Let me preface this post by saying that our 3 year old daughter has been and continues to (usually) be easy. She has a vivacious and laid back personality, uses manners impeccably, and is always inquiring about the world around her. However lately, she has been silently defying us on occasion, and while this behavior is beginning to ramp up a bit here and there, we are trying to get ahead of it before it becomes a major issue in our home.
While her defiant behavior doesn’t usually come in the form of a temper tantrum or yelling, she will simply ignore our “no” and try to do whatever it is she has set her mind on. After we stop it, she sometimes then falls to a pouting face and tears. Usually when she does this we give her a moment to calm down and catch her breath. Then we follow up with a conversation explaining our actions and words, and then a distraction to make her laugh. After that, she usually is over it quickly (thank goodness) and is on to the next thing.

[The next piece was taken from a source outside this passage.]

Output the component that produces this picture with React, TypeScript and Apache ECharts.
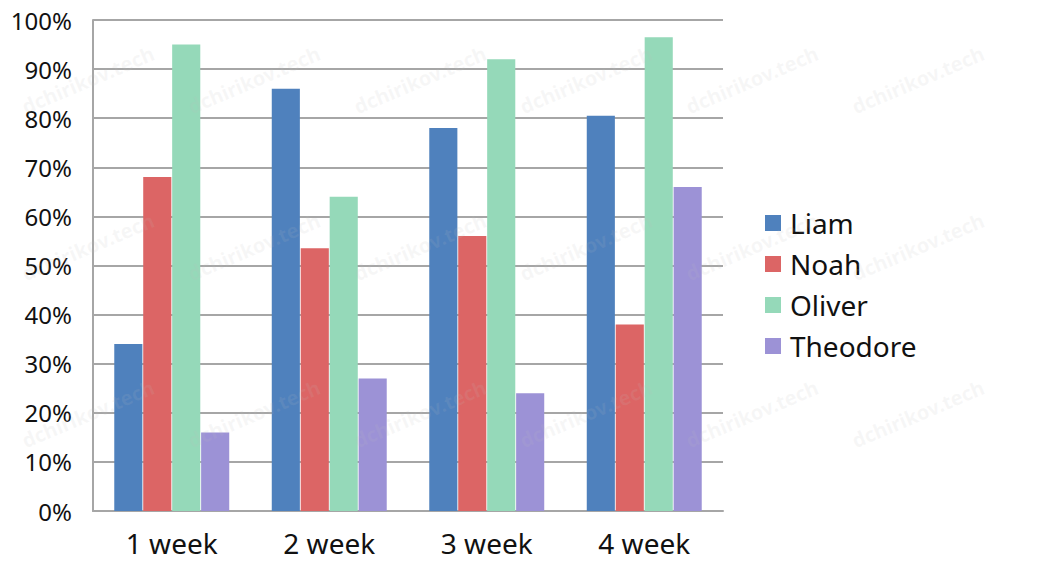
import { useEffect, useRef, type ReactElement } from "react";
import * as echarts from "echarts";

const categories = ["1 week", "2 week", "3 week", "4 week"];
const seriesNames = ["Liam", "Noah", "Oliver", "Theodore"];
const liam = [0.34, 0.86, 0.78, 0.805];
const noah = [0.68, 0.535, 0.56, 0.38];
const oliver = [0.95, 0.64, 0.92, 0.965];
const theodore = [0.16, 0.27, 0.24, 0.66];
const colors = ["#4f81bd", "#dc6565", "#95d9b9", "#9c92d6"];

const FONT = "'Noto Sans', 'Open Sans', sans-serif";

// faint diagonal watermark, as in the source image
function watermarks() {
  const items: any[] = [];
  const xs = [88, 254, 420, 586, 752, 918];
  const ys = [80, 247, 414];
  for (const x of xs) {
    for (const y of ys) {
      items.push({
        type: "text",
        x,
        y,
        rotation: (23 * Math.PI) / 180,
        silent: true,
        z: 100,
        style: {
          text: "dchirikov.tech",
          font: `bold 20px ${FONT}`,
          fill: "rgba(190,190,190,0.12)",
          align: "center",
          verticalAlign: "middle",
        },
      });
    }
  }
  return items;
}

export default function App(): ReactElement {
  const rootRef = useRef<HTMLDivElement>(null);

  useEffect(() => {
    if (!rootRef.current) return;
    const chart = echarts.init(rootRef.current, undefined, {
      renderer: "svg",
      width: 1058,
      height: 569,
    });
    const data = [liam, noah, oliver, theodore];
    chart.setOption({
      animation: false,
      backgroundColor: "#fff",
      color: colors,
      textStyle: { fontFamily: FONT },
      grid: { left: 93, right: 335, top: 20, bottom: 58 },
      legend: {
        orient: "vertical",
        left: 760,
        top: 204,
        itemWidth: 16,
        itemHeight: 16,
        itemGap: 13,
        icon: "rect",
        data: seriesNames,
        textStyle: { fontSize: 28, color: "#111", fontFamily: FONT, padding: [0, 0, 0, 4] },
      },
      xAxis: {
        type: "category",
        data: categories,
        axisLine: { lineStyle: { color: "#a6a6a6", width: 2 } },
        axisTick: { show: false },
        axisLabel: { fontSize: 28, color: "#111", margin: 18, fontFamily: FONT },
      },
      yAxis: {
        type: "value",
        min: 0,
        max: 1,
        interval: 0.1,
        axisLine: { show: true, lineStyle: { color: "#a6a6a6", width: 2 } },
        axisTick: { show: false },
        splitLine: { lineStyle: { color: "#a6a6a6", width: 2 } },
        axisLabel: {
          fontSize: 24,
          color: "#111",
          margin: 21,
          fontFamily: FONT,
          formatter: (v: number) => `${Math.round(v * 100)}%`,
        },
      },
      series: seriesNames.map((name, i) => ({
        name,
        type: "bar",
        data: data[i],
        barGap: "3%",
        barCategoryGap: "27%",
        itemStyle: { color: colors[i] },
      })),
      graphic: watermarks(),
    });

    return () => {
      chart.dispose();
    };
  }, []);

  return (
    <div
      ref={rootRef}
      style={{ position: "fixed", left: 0, top: 0, width: 1058, height: 569 }}
    />
  );
}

After some research online, I have found a few ideas on how to combat this behavior and you know, make it disappear. According to an article found on Nurture & Thrive blog, the best way to revert defiant behavior in a three year old, is to teach them how to reflect on their emotions, feelings, and actions. Nurture & Thrive go on to say that, “Our role as a parent is to help our kids build that bridge in their mind between knowing and doing.” The difference between what a two year old is capable of and what a three year old is capable of is great. They seem to blossom into full fledged tiny human beings who can hold a conversation, be independent, and create ideas and questions all on their own. However, it is critical to remember that while they may have matured in some ways, their brain is still so little and cannot quite form and apply logic to every and all situations.
The Washington Post also had another great article on this very topic. According to the author Meghan Leahy, there are a few ways to work through this tough time in parenting. Well established rules and routines are key in developing a co-pectic home. Additionally, determining your negotiable and non-negotiables is also important – read: pick your battles. Most importantly though, Leahy emphasizes that this behavior is truly developmentally appropriate and normal for this age, and that “every day is a new day”.
My take away from all of this, and hope, is that this phase is going to be fleeting. Since her birth, we have emphasized taking a deep breath when calming down, promoting (appropriate) acts of independence, and most importantly – laughter. Perhaps with some more time and patience and laughter, this phase will disappear as quickly as it came.